Comprehensive Analysis on Critical Factors for the Operation of Advanced High Gain DC-DC Converters Used in Renewable Energy Applications

Abstract

Renewable energy is identified as a potential alternative to conventional utility grid-based electricity to meet the present-day requirements of a variety of consumers. However, the inadequacy of matching the generated voltage to the customer required rating is still a major constraint. So, to meet the required energy requirements in terms of voltage ratings, power electronics-based DC-DC boost converters are generally used. But the voltage gain produced by traditional DC-DC boost converter may not be sufficient for the renewable energy application, where, the source voltage ratings produced are usually low.
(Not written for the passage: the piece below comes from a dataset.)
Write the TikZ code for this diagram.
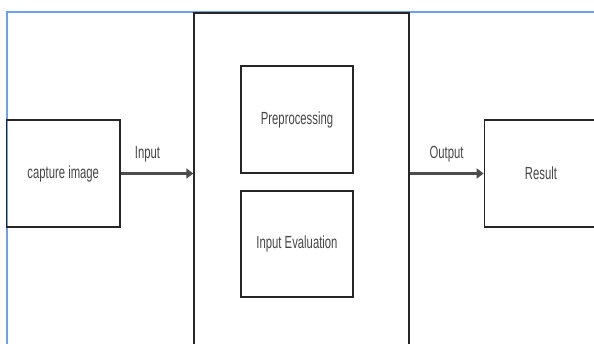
\documentclass[tikz,border=0pt]{standalone}
\usepackage{fontspec}
\usepackage{graphicx}
\setmainfont{Liberation Sans}
\usetikzlibrary{arrows.meta}
\definecolor{frameblue}{RGB}{110,160,235}
\definecolor{textgray}{RGB}{70,70,70}
% tall narrow lettering
\newcommand{\tall}[1]{\scalebox{1}[1.55]{#1}}

\begin{document}
\begin{tikzpicture}[x=1pt, y=-1pt,
	block/.style={draw=black!85, line width=1.3pt, minimum width=113.5pt, minimum height=107pt, inner sep=0pt, text=textgray, font=\fontsize{11.3}{13}\selectfont},
	inner/.style={block, minimum width=112pt},
	flow/.style={draw=black!70, line width=2.2pt, -{Triangle[length=7pt,width=10pt]}},
	lbl/.style={text=textgray, inner sep=0pt, font=\fontsize{11.3}{13}\selectfont}]
		\useasboundingbox (0,0) rectangle (594,344);
		\clip (0,0) rectangle (594,344);

		% draw page frame
		\draw[frameblue, line width=2pt] (594,12.5) -- (6.5,12.5) -- (6.5,344);

		% draw outer stage box, bottom runs off the page
		\node[block, minimum width=215pt, minimum height=350pt] (stage) at (301.5,188) {};

		% draw nodes
		\node[block] (capture) at (63.25,173.5) {\tall{capture image}};
		\node[inner] (prep) at (297,119.5) {\tall{Preprocessing}};
		\node[inner, minimum height=106pt] (eval) at (297,244) {\tall{Input Evaluation}};
		\node[block] (result) at (541,173.5) {\tall{Result}};

		% draw arrows
		\draw[flow] (capture.east) -- (capture.east -| stage.west) node[lbl, pos=0.37, above=10pt] {\tall{Input}};
		\draw[flow] (stage.east |- result.west) -- (result.west) node[lbl, midway, above=10pt] {\tall{Output}};
	\end{tikzpicture}
\end{document}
Hence, an effective DC-DC boost converter circuit with high gain has to be identified for this purpose. In line with this, many studies have proposed different topologies. Even though there were some studies presented in the literature, all those did not consider various key performance metrics viz., ripple current, voltage stress, voltage gain, number of components used, efficiency, output quality, switching frequency, etc., for the analysis. The effectiveness of any topology has to be evaluated in terms of the above-mentioned factors to understand its usefulness. Hence, keeping this gap in view, this paper presents a detailed theoretical and simulation analysis on state-of-the-art topologies in view of all the key performance metrics. A comparative analysis concerning the number of components used, performance metrics, output quality, transient response analysis, gain factor achieved, switch rating requirement, voltage/current stresses has been conducted. Based on this analysis of the advanced topologies, a better DC-DC converter topology is suggested as the conclusion of this paper.